> **Short task**:
All the data below goes into the copy word for word, but the pictures don't.

## start

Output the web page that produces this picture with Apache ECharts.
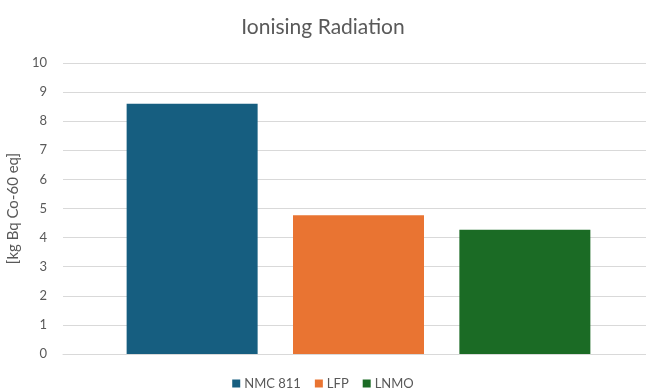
<!DOCTYPE html>
<html>
<head>
<meta charset="utf-8">
<script src="https://cdn.jsdelivr.net/npm/echarts@6/dist/echarts.min.js"></script>
<style>
  html, body { margin: 0; padding: 0; background: #fff; }
  #chart { width: 646px; height: 392px; }
</style>
</head>
<body>
<div id="chart"></div>
<script>
// Ionising radiation impact per battery chemistry
const categories = ['Ionising Radiation'];
const seriesNames = ['NMC 811', 'LFP', 'LNMO'];
const seriesValues = [8.6, 4.77, 4.27];
const seriesColors = ['#165e80', '#e97432', '#1b6b25'];
const yTicks = [0, 1, 2, 3, 4, 5, 6, 7, 8, 9, 10];

const textColor = '#595959';
const fontFamily = 'Lato, "Open Sans", sans-serif';

const chart = echarts.init(document.getElementById('chart'));
chart.setOption({
  animation: false,
  textStyle: { fontFamily: fontFamily },
  title: {
    text: 'Ionising Radiation',
    left: 'center',
    top: 12,
    textStyle: { color: textColor, fontSize: 21, fontWeight: 'normal', fontFamily: fontFamily }
  },
  legend: {
    bottom: -3,
    left: 'center',
    itemWidth: 8,
    itemHeight: 8,
    itemGap: 14,
    icon: 'rect',
    data: seriesNames,
    textStyle: { color: textColor, fontSize: 13, padding: [0, 0, 0, -1] }
  },
  grid: { left: 63, right: -8, top: 63, bottom: 38, containLabel: false, outerBoundsMode: 'none' },
  xAxis: {
    type: 'category',
    data: categories,
    axisLine: { show: true, lineStyle: { color: '#d9d9d9' } },
    axisTick: { show: false },
    axisLabel: { show: false }
  },
  yAxis: {
    type: 'value',
    min: yTicks[0],
    max: yTicks[yTicks.length - 1],
    interval: 1,
    name: '[kg Bq Co-60 eq]',
    nameLocation: 'middle',
    nameGap: 27,
    nameTextStyle: { color: textColor, fontSize: 15 },
    axisLine: { show: false },
    axisTick: { show: false },
    axisLabel: { color: textColor, fontSize: 13, margin: 16 },
    splitLine: { lineStyle: { color: '#d9d9d9', width: 1 } }
  },
  series: seriesNames.map((name, i) => ({
    name: name,
    type: 'bar',
    data: [seriesValues[i]],
    barWidth: 131,
    barGap: '27%',
    itemStyle: { color: seriesColors[i] }
  }))
});
</script>
</body>
</html>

## end

> **Reply to the exercise**:
Output the web page that produces this picture with Apache ECharts.
<!DOCTYPE html>
<html>
<head>
<meta charset="utf-8">
<script src="https://cdn.jsdelivr.net/npm/echarts@6/dist/echarts.min.js"></script>
<style>
  html, body { margin: 0; padding: 0; background: #fff; }
  #chart { width: 646px; height: 392px; }
</style>
</head>
<body>
<div id="chart"></div>
<script>
// Ionising radiation impact per battery chemistry
const categories = ['Ionising Radiation'];
const seriesNames = ['NMC 811', 'LFP', 'LNMO'];
const seriesValues = [8.6, 4.77, 4.27];
const seriesColors = ['#165e80', '#e97432', '#1b6b25'];
const yTicks = [0, 1, 2, 3, 4, 5, 6, 7, 8, 9, 10];

const textColor = '#595959';
const fontFamily = 'Lato, "Open Sans", sans-serif';

const chart = echarts.init(document.getElementById('chart'));
chart.setOption({
  animation: false,
  textStyle: { fontFamily: fontFamily },
  title: {
    text: 'Ionising Radiation',
    left: 'center',
    top: 12,
    textStyle: { color: textColor, fontSize: 21, fontWeight: 'normal', fontFamily: fontFamily }
  },
  legend: {
    bottom: -3,
    left: 'center',
    itemWidth: 8,
    itemHeight: 8,
    itemGap: 14,
    icon: 'rect',
    data: seriesNames,
    textStyle: { color: textColor, fontSize: 13, padding: [0, 0, 0, -1] }
  },
  grid: { left: 63, right: -8, top: 63, bottom: 38, containLabel: false, outerBoundsMode: 'none' },
  xAxis: {
    type: 'category',
    data: categories,
    axisLine: { show: true, lineStyle: { color: '#d9d9d9' } },
    axisTick: { show: false },
    axisLabel: { show: false }
  },
  yAxis: {
    type: 'value',
    min: yTicks[0],
    max: yTicks[yTicks.length - 1],
    interval: 1,
    name: '[kg Bq Co-60 eq]',
    nameLocation: 'middle',
    nameGap: 27,
    nameTextStyle: { color: textColor, fontSize: 15 },
    axisLine: { show: false },
    axisTick: { show: false },
    axisLabel: { color: textColor, fontSize: 13, margin: 16 },
    splitLine: { lineStyle: { color: '#d9d9d9', width: 1 } }
  },
  series: seriesNames.map((name, i) => ({
    name: name,
    type: 'bar',
    data: [seriesValues[i]],
    barWidth: 131,
    barGap: '27%',
    itemStyle: { color: seriesColors[i] }
  }))
});
</script>
</body>
</html>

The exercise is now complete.